Yesterday, I decided to take a weekday journey down to the northern Oregon coast. The place was Sunset beach and the trail was the Fort to Sea trail, a 6.2 mile trail stretching from Sunset beach, just north of Gearhart, Or to Fort Clatsop, where famed American western explorers Meriwether Lewis and William Clark wintered in 1805 with the corps of discovery, which we all know now as the Lewis and Clark Expedition.
The fort, named for the local Native Americans of the area, the Clatsop’s, was constructed by the corps of discovery, during their time on the pacific coast, they gathered scientific specimens, flora, fauna and made detailed maps of the Columbia river and surrounding estuaries.
Today, Fort Clatsop is a national historic park, just south of the town of Warrenton, Or. The fort is a replica of the original built by the corps of discovery, and there is a tourist center in which you pay a fee to enter the fort area, where interpreters put on displays and show what life was like for the corps of discovery.
After starting out on the trail, I crossed a large dune area, and ran into some deer. The deer are not all that uncommon, but with the proximity to Camp Rilea, a national guard training facility, it is somewhat surprising to see animals in the proximity of a live fire training area.
Once you pass through a series of cow pastures, you cut under hwy 101, and proceed into the temperate rainforest, during this hike, you get to see all kinds of trees and plants, namely the spruce and Douglas fir, there is also Oregon Grape and a variety of ferns.

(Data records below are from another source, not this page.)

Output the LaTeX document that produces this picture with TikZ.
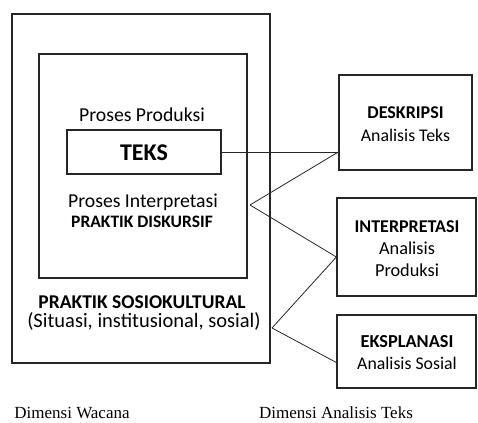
\documentclass[tikz,border=0pt]{standalone}
\usepackage{fontspec}
\setmainfont{Carlito}
\newfontfamily\serif{Liberation Serif}
\begin{document}
\begin{tikzpicture}[x=1pt,y=-1pt,
  box/.style={draw=black!85,line width=1.3pt,minimum width=#1,inner sep=0pt},
  lbl/.style={inner sep=0pt,align=center,font=\fontsize{19.7}{24}\selectfont},
  rlbl/.style={inner sep=0pt,align=center,font=\fontsize{17.8}{21}\selectfont},
  blbl/.style={inner sep=0pt,align=center,font=\fontsize{18}{21}\selectfont\bfseries},
  conn/.style={draw=black!85,line width=0.8pt},
  captxt/.style={inner sep=0pt,font=\serif\fontsize{17}{19}\selectfont}]
\useasboundingbox (0,0) rectangle (478,422);
% boxes
\node[box=258pt,minimum height=349pt] (outer) at (141,188.5) {};
\node[box=208pt,minimum height=224pt] (inner) at (143,166) {};
\node[box=154pt,minimum height=44pt] (teks) at (144,152) {};
\node[box=133pt,minimum height=95pt] (desk) at (405.5,122.5) {};
\node[box=139pt,minimum height=98pt] (interp) at (406.5,247) {};
\node[box=139pt,minimum height=73pt] (eksp) at (406.5,351.5) {};
% texts
\node[lbl] (pp) at (142,115) {Proses Produksi};
\node[inner sep=0pt,font=\fontsize{24}{26}\selectfont\bfseries] (tk) at (144,153) {TEKS};
\node[lbl] (pi) at (143,202) {Proses Interpretasi};
\node[blbl,font=\fontsize{17.5}{20}\selectfont\bfseries] (pd) at (142,222) {PRAKTIK DISKURSIF};
\node[blbl,font=\fontsize{19.5}{22}\selectfont\bfseries] (ps) at (142,302) {PRAKTIK SOSIOKULTURAL};
\node[lbl,font=\fontsize{20.5}{24}\selectfont] (si) at (144,321) {(Situasi, institusional, sosial)};
\node[blbl] (d1) at (405.5,113) {DESKRIPSI};
\node[rlbl] (d2) at (405.5,135) {Analisis Teks};
\node[blbl] (i1) at (407,227) {INTERPRETASI};
\node[rlbl,font=\fontsize{18.3}{22}\selectfont] (i2) at (407,248) {Analisis};
\node[rlbl,font=\fontsize{18.3}{22}\selectfont] (i3) at (407,270) {Produksi};
\node[blbl,font=\fontsize{18.3}{22}\selectfont\bfseries] (e1) at (407,342) {EKSPLANASI};
\node[rlbl] (e2) at (407,363) {Analisis Sosial};
\node[captxt] (c1) at (72,413) {Dimensi Wacana};
\node[captxt] (c2) at (336,413) {Dimensi Analisis Teks};
% connectors
\coordinate (j1) at (250,205);
\coordinate (j2) at (272,328);
\coordinate (dw) at (desk.west |- teks.east);
\coordinate (iw) at ([yshift=-10pt]interp.west);
\coordinate (ew) at ([yshift=-11pt]eksp.west);
\draw[conn] (teks.east) -- (dw);
\draw[conn] (j1) -- (dw);
\draw[conn] (j1) -- (iw);
\draw[conn] (j2) -- (iw);
\draw[conn] (j2) -- (ew);
\end{tikzpicture}
\end{document}
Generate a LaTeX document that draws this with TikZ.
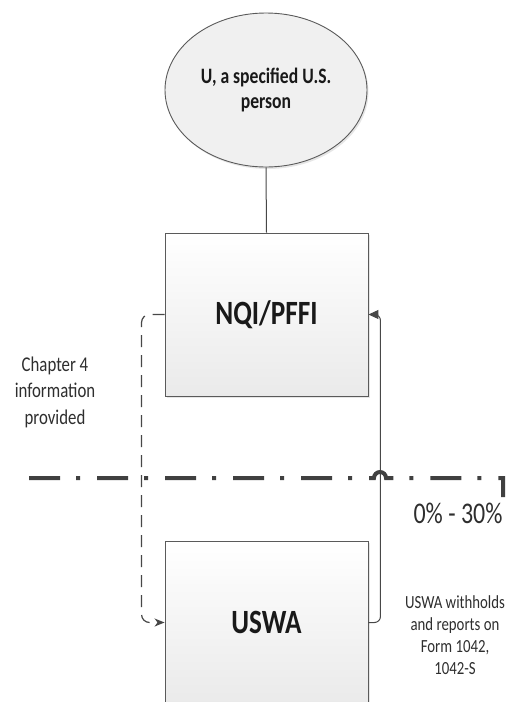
\documentclass[tikz,border=0pt]{standalone}
\usepackage{fontspec}
\setmainfont{Carlito}[FakeStretch=0.8]
\usetikzlibrary{shapes.geometric,shadows,arrows.meta}

\definecolor{linegray}{HTML}{474747}
\definecolor{edgegray}{HTML}{5A5A5A}
\definecolor{textgray}{HTML}{2E2E2E}
\definecolor{boxbottom}{HTML}{EAEAEA}
\definecolor{ovalfill}{HTML}{F0F0F0}
\definecolor{barriergray}{HTML}{404040}

\begin{document}
\begin{tikzpicture}[x=1pt,y=-1pt,
  party/.style={draw=edgegray, line width=0.9pt, rectangle,
    top color=white, bottom color=boxbottom,
    minimum width=203pt, minimum height=163pt, inner sep=0pt,
    drop shadow={opacity=0.2, shadow xshift=2pt, shadow yshift=-2pt},
    font=\bfseries\fontsize{34}{40}\selectfont, text=black!90},
  person/.style={draw=edgegray, line width=0.9pt, ellipse, fill=ovalfill,
    minimum width=202pt, minimum height=154pt, inner sep=0pt,
    drop shadow={opacity=0.2, shadow xshift=1.5pt, shadow yshift=-2pt},
    align=center, font=\bfseries\fontsize{22}{25}\selectfont, text=black!90},
  note/.style={align=center, text=textgray},
  link/.style={draw=linegray, line width=1pt},
  infoflow/.style={link, line width=1.2pt, dash pattern=on 12pt off 8pt,
    rounded corners=8pt, -{Stealth[length=10pt, width=8pt, inset=3pt]}},
  payflow/.style={link, rounded corners=6pt,
    -{Triangle[length=10pt, width=9pt]}},
  boundary/.style={draw=barriergray, line width=4pt,
    dash pattern=on 31pt off 16pt on 4pt off 17pt}
]
\clip (0,0) rectangle (510,702);

% parties
\node[person] (u) at (266,90) {U, a specified U.S.\\person};
\node[party] (nqi) at (266.5,314.5) {NQI/PFFI};
\node[party] (uswa) at (266.5,622.5) {USWA};

% connectors
\draw[link] (u.south) -- (nqi.north);
\draw[infoflow] (nqi.west) -- ++(-23,0) |- (uswa.west);
\draw[payflow] (uswa.east) -- ++(12,0) |- (nqi.east);

% withholding boundary with a hop over the payment line
\coordinate (bstart) at (29,478);
\coordinate (hopstart) at (374,478);
\coordinate (bcorner) at (503,478);
\coordinate (bend) at (503,497);
\draw[boundary] (bstart) -- (hopstart)
  arc[start angle=180, end angle=0, radius=6pt] -- (bcorner) -- (bend);

% labels
\node[note, font=\fontsize{21}{26.5}\selectfont] (chapter) at (55,392)
  {Chapter 4\\information\\provided};
\node[note, font=\fontsize{30}{34}\selectfont] (rate) at (458,513) {0\% - 30\%};
\node[note, font=\fontsize{18.5}{22}\selectfont] (uswanote) at (455,635)
  {USWA withholds\\and reports on\\Form 1042,\\1042-S};
\end{tikzpicture}
\end{document}
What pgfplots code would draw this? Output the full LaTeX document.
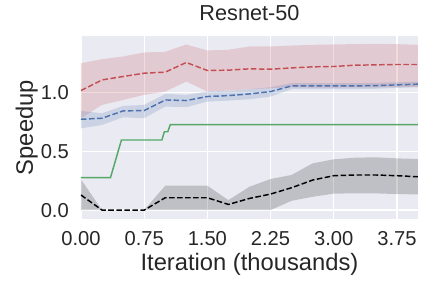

Most of the forest understory, as much of the pacific northwest coast is know for, is a solid wall of vegetation, we call it brush. The distant views are obscured by dark, wet forest and many sheer cliffs and ridges, signs of the volcanic past of our area.
Close to the fort, you come out on a overlook, which is the top of Clatsop ridge, on a good day, you would be able to see the ocean and surrounding features, unfortunately, there was remnants of a storm that had not quite cleared out. So the view was less than perfect, none the less it does give one a good idea of how high they have climbed from the beach.
After summiting, it is fairly downhill to the fort, along the way, you enter more of a classic northwest canopy of trees, and the trail is very well maintained. One across the main road that takes vehicles to fort Clatsop, you enter the actual fort site. there is a covered picnic area with trashcans and restrooms to use.
After having a quick snack, I returned to the trail to start back for the beach. On the way back I ran into a herd of Roosevelt Elk, an icon of the coast ranges of Oregon and Washington.
After a 10 minute stare down with two of the cows, I was able to proceed through the cow pastures and back to the trailhead.
I wondered, as I sat back at the trailhead, what did Lewis and Clark see? Obviously their journals give detailed accounts of their time at this location, but what was it like then? What did a Lower Chinook long house smell like? How was it to attempt translation through so many interpreters and how did they survive the cold, driving rains, gale force winds and constant hunger. It only misted and blew yesterday. Likewise, could the local natives see their demise coming with the arrival of the early Europeans? Never had they before seen white people come from upriver and what was the first impression? So many questions lost to the folds of time, yet it seems all lived hard and challenging lives of which we will only theorize.
The fort to sea trail is a great way to get a small glimpse of what early 19th century explorers traversed in an effort to explore the vast, western frontier.